Sometimes it seems as if the world of flatscreen displays is dense with terminology that is deliberately created to mislead – from endless, deceptively similar acronyms to old tech rebranded with new jargony monikers.
Developed by Samsung, QD-OLED is one of the newest and most exciting kids on the flat-panel block. For once, its name represents exactly what it is: a combination of the Quantum Dot (QD) displays, endorsed by market leader Samsung as well as the likes of Hisense, Vizio and Roku, and OLED technology – of which Samsung’s arch-rival LG is the dominant player, as the sole supplier of large OLED panels to other manufacturers.
The two screen types have different strengths and weaknesses, and combining them could potentially yield results greater than the sum of the parts, achieving that holy trinity of TV manufacturing: vivid colours, high peak brightness without light bleed, and dark, saturated blacks.
But how will it work? When will it be available? And why has Samsung, an avid anti-OLED campaigner until now, done a U-turn? First of all, since QD-OLED is a hybrid, let’s recap the individual components before tackling the whole.
How does OLED work?
OLED (Organic Light-Emitting Diode) is a type of display that uses an organic carbon-based film through which two conductors pass a current, causing it to emit light. To produce an image, an OLED TV combines blue and yellow light from OLED sources to create almost white light. This is then passed through a colour filter made up of red, blue and green subpixels.

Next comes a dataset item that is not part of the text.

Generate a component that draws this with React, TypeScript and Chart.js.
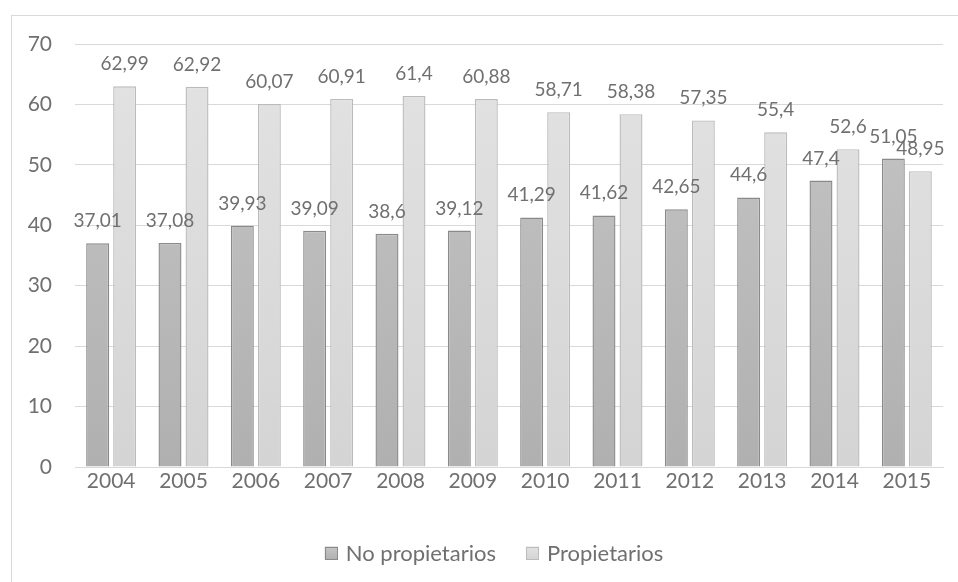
import React, { useEffect, useRef } from "react";
import { Chart, registerables } from "chart.js";

Chart.register(...registerables);

const years = ["2004", "2005", "2006", "2007", "2008", "2009", "2010", "2011", "2012", "2013", "2014", "2015"];
const noPropietarios = [37.01, 37.08, 39.93, 39.09, 38.6, 39.12, 41.29, 41.62, 42.65, 44.6, 47.4, 51.05];
const propietarios = [62.99, 62.92, 60.07, 60.91, 61.4, 60.88, 58.71, 58.38, 57.35, 55.4, 52.6, 48.95];
const seriesNames = ["No propietarios", "Propietarios"];

const FONT = "Lato, 'Open Sans', sans-serif";
const TEXT = "#707070";
const FILLS = [["#c6c6c6", "#b0b0b0"], ["#e3e3e3", "#d4d4d4"]];
const BORDERS = ["#8a8a8a", "#bbbbbb"];

function gradient(chart: any, top: string, bottom: string) {
  const area = chart.chartArea;
  if (!area) return top;
  const g = chart.ctx.createLinearGradient(0, area.top, 0, area.bottom);
  g.addColorStop(0, top);
  g.addColorStop(1, bottom);
  return g;
}

const framePlugin = {
  id: "frame",
  beforeDraw(chart: any) {
    const ctx = chart.ctx;
    ctx.save();
    ctx.strokeStyle = "#d9d9d9";
    ctx.lineWidth = 1;
    ctx.strokeRect(11.5, 15.5, 1000, 1000);
    ctx.restore();
  },
};

const labelPlugin = {
  id: "valueLabels",
  afterDatasetsDraw(chart: any) {
    const ctx = chart.ctx;
    ctx.save();
    ctx.font = `19px ${FONT}`;
    ctx.fillStyle = TEXT;
    ctx.textAlign = "center";
    ctx.textBaseline = "alphabetic";
    chart.data.datasets.forEach((ds: any, i: number) => {
      const meta = chart.getDatasetMeta(i);
      meta.data.forEach((bar: any, j: number) => {
        const v = ds.data[j];
        ctx.fillText(String(v).replace(".", ","), bar.x, bar.y - 16);
      });
    });
    ctx.restore();
  },
};

const legendPlugin = {
  id: "customLegend",
  afterDraw(chart: any) {
    const ctx = chart.ctx;
    ctx.save();
    ctx.font = `22px ${FONT}`;
    ctx.textBaseline = "middle";
    ctx.textAlign = "left";
    const box = 13;
    const gap = 8;
    const itemGap = 30;
    const cy = 553;
    const widths = chart.data.datasets.map((ds: any) => box + gap + ctx.measureText(ds.label).width);
    const total = widths.reduce((a: number, b: number) => a + b, 0) + itemGap * (widths.length - 1);
    let x = 494 - total / 2;
    chart.data.datasets.forEach((ds: any, i: number) => {
      const g = ctx.createLinearGradient(0, cy - box / 2, 0, cy + box / 2);
      g.addColorStop(0, FILLS[i][0]);
      g.addColorStop(1, FILLS[i][1]);
      ctx.fillStyle = g;
      ctx.fillRect(x, cy - box / 2, box, box);
      ctx.strokeStyle = BORDERS[i];
      ctx.lineWidth = 1;
      ctx.strokeRect(Math.round(x) + 0.5, Math.round(cy - box / 2) + 0.5, box - 1, box - 1);
      ctx.fillStyle = TEXT;
      ctx.fillText(ds.label, x + box + gap, cy + 1);
      x += widths[i] + itemGap;
    });
    ctx.restore();
  },
};

export default function App() {
  const ref = useRef<HTMLCanvasElement>(null);
  useEffect(() => {
    document.body.style.margin = "0";
    const canvas = ref.current!;
    const chart = new Chart(canvas, {
      type: "bar",
      data: {
        labels: years,
        datasets: [
          {
            label: seriesNames[0],
            data: noPropietarios,
            backgroundColor: (c: any) => gradient(c.chart, FILLS[0][0], FILLS[0][1]),
            borderColor: BORDERS[0],
            borderWidth: 1.4,
            categoryPercentage: 0.747,
            barPercentage: 0.85,
          },
          {
            label: seriesNames[1],
            data: propietarios,
            backgroundColor: (c: any) => gradient(c.chart, FILLS[1][0], FILLS[1][1]),
            borderColor: BORDERS[1],
            borderWidth: 1.4,
            categoryPercentage: 0.747,
            barPercentage: 0.85,
          },
        ],
      },
      options: {
        responsive: false,
        animation: false,
        layout: { padding: { left: 15, right: 15, top: 44, bottom: 0 } },
        plugins: {
          tooltip: { enabled: false },
          legend: { display: false },
        },
        scales: {
          x: {
            grid: { display: false, drawTicks: false },
            border: { color: "#d9d9d9", width: 1 },
            ticks: { color: TEXT, font: { family: FONT, size: 21 }, padding: 2 },
            afterFit: (s: any) => {
              s.height = 115;
            },
          },
          y: {
            min: 0,
            max: 70,
            ticks: { stepSize: 10, color: TEXT, font: { family: FONT, size: 21 }, padding: 23 },
            grid: { color: "#d9d9d9", drawTicks: false },
            border: { display: false },
            afterFit: (s: any) => {
              s.width = 60;
            },
          },
        },
      },
      plugins: [framePlugin, labelPlugin, legendPlugin],
    });
    return () => chart.destroy();
  }, []);
  return (
    <div style={{ position: "absolute", left: 0, top: 0, width: 958, height: 582, background: "#fff" }}>
      <canvas ref={ref} width={958} height={582} style={{ display: "block", width: 958, height: 582 }} />
    </div>
  );
}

Unlike traditional LCD TVs, which rely on a separate backlight passed through a layer of pixels, each individual pixel in an OLED can take care of both brightness and image creation. Because each pixel is its own light source and can be completely blacked out if need be, this means a bright pixel can appear next to one that’s black with neither impacting the other, creating the exceptional overall contrast for which OLEDs are renowned. And, because the image doesn’t need to pass through an LCD matrix, viewing angles are wide, while the overall build of an OLED TV is thin and light due to its simple structure.
The downside is that OLEDs struggle to reach the same peak brightness as even an average backlit model, as each pixel is limited by its size in the amount of light it can produce and by energy absorption from the colour filters. To address this, LG started using a WRGB pixel structure, adding a white subpixel to try to increase brightness levels. This has drawbacks though, and can wash out the colour of the other subpixels. Also, as the organic material in OLEDs is not permanently stable, its lifespan decreases at an inverse rate to the amount of brightness it is made to produce. So pushing the white sub-pixel could shorten your TV’s life expectancy.